Currently, users can only check the status, parameters and metrics of tasks via the command line after creating edge-cloud synergy AI tasks by sedna.
This proposal provides observability management for displaying logs and metrics to monitor tasks in real time, so that users can easily check the status, parameters and metrics of tasks.
We propose using Prometheus and Loki to collect observability data like metrics and logs.
And the Observability data can be displayed with functions of Grafana.
Sedna consists of GlobalManager, LocalControllers and Workers, which ensure Sedna works.
The observability management can monitor these components from different aspects.

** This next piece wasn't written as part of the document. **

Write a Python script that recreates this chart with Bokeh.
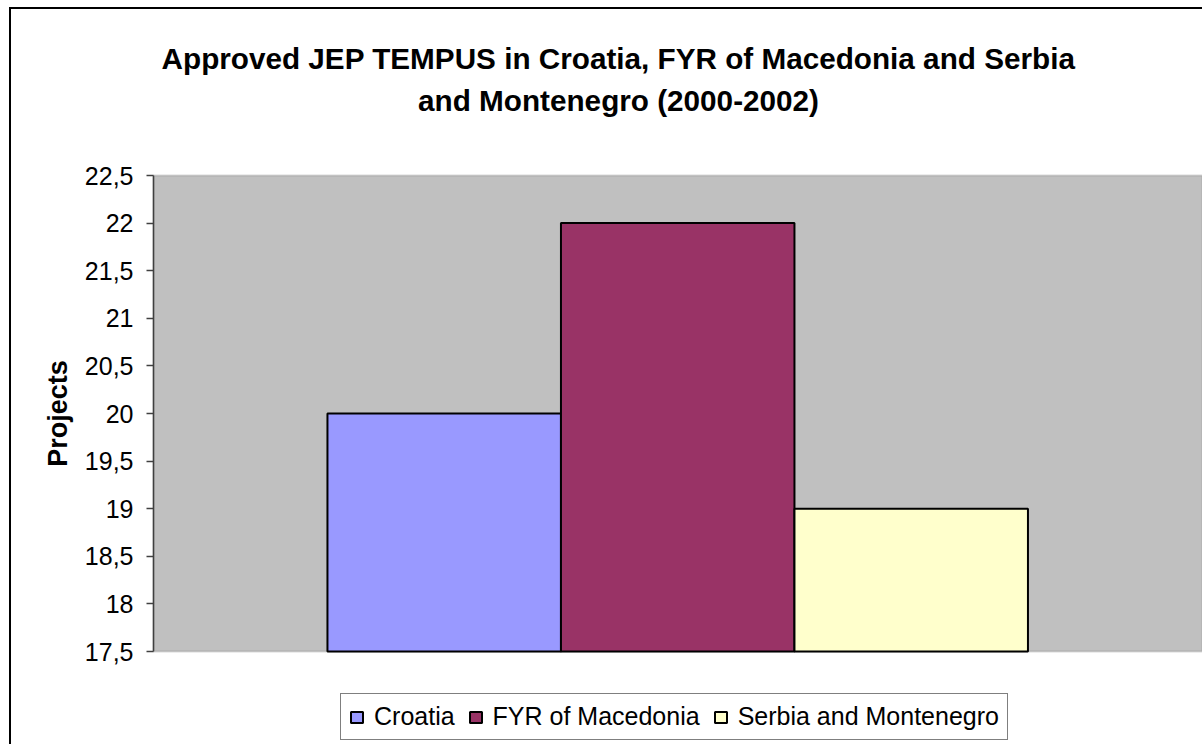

The running status of cluster resource objects like pods, service, deployment on edge and cloud can be monitored by kube-state-metrics.
| Metric | Description |
|---|---|
| PodStatus | Running / Pending / Failed |
| ContainerStatus | Running / Waiting / Terminated |
| K8sJobStatus | Succeeded / Failed |
Especially for sedna, the running status of CRDs like JointInferenceService, IncrementalLearningJob and FederatedLearningJob can also be monitored.
| Metric | Description |
|---|---|
| StageConditionStatus | Waiting / Ready / Starting / Running / Completed / Failed |
| StartTime | The start time of tasks |
| CompletionTime | The completion time of tasks |
| SampleNum | The number of samples |
For edge-cloud synergy AI tasks, we create customized exporters to collect the metrics we need in different types of tasks.
| Metric | Description |
|---|---|
| EdgeInferenceCount | The count of inference at edge |
| CloudInferenceCount | The count of inference at cloud |
| HardSampleNum | The number of hard samples |
| Metric | Description |
|---|---|
| TrainSampleNum | The number of samples used at training stage |
| EvalSampleNum | The number of samples used at eval stage |
| CurrentStatus | The status of current stage like running and waiting (only for training stage and eval stage) |
| IterationNo | The current iteration No. of incremental learning |
| IterationInferenceCount | The count of inference at current iteration |
| IterationHardSampleNum | The number of hard samples at current iteration |
| EvalNewModelUrl | The url of new model at eval stage |
| AccuracyMetricForNewModel | mAP / Precision / Recall / F1-score for new model |
| AccuracyMetricForOldModel | mAP / Precision / Recall / F1-score for old model |
| TrainOutputModelUrl | The output url for model after training |
| DeployModelUrl | The url for deploying model |
| DeployStatus | Waiting / OK / Not OK |
| TrainRemainingTime | The remaining time at train stage |
| TrainLoss | Loss at train stage |
| EvalRemainingTime | The remaining time at eval stage |
| Metric | Description |
|---|---|
| TaskStage | Training Stage / Eval Stage / Deploying Stage |
| Metric | Description |
|---|---|
| TrainNodes | The nodes participating in training |
| TrainStatus | Current training status |
| NodeSampleNum | The number of samples at each node |
| IterationNo | The current iteration No. of federated learning |
| AggregationNo | The current aggregation No. of federated learning |
We plan to use Loki to collect logs from all pods created by Sedna like Local Controllers, Global Manager and workers derived from tasks.
Grafana supports presentation of customised query based on Prometheus and Loki monitored data via PromQL and LogQL.
For metrics, data can be displayed as line graphs, pie charts, histogram and so on.
For logs, querying can be performed to show all logs matched and the number of matched logs at different times.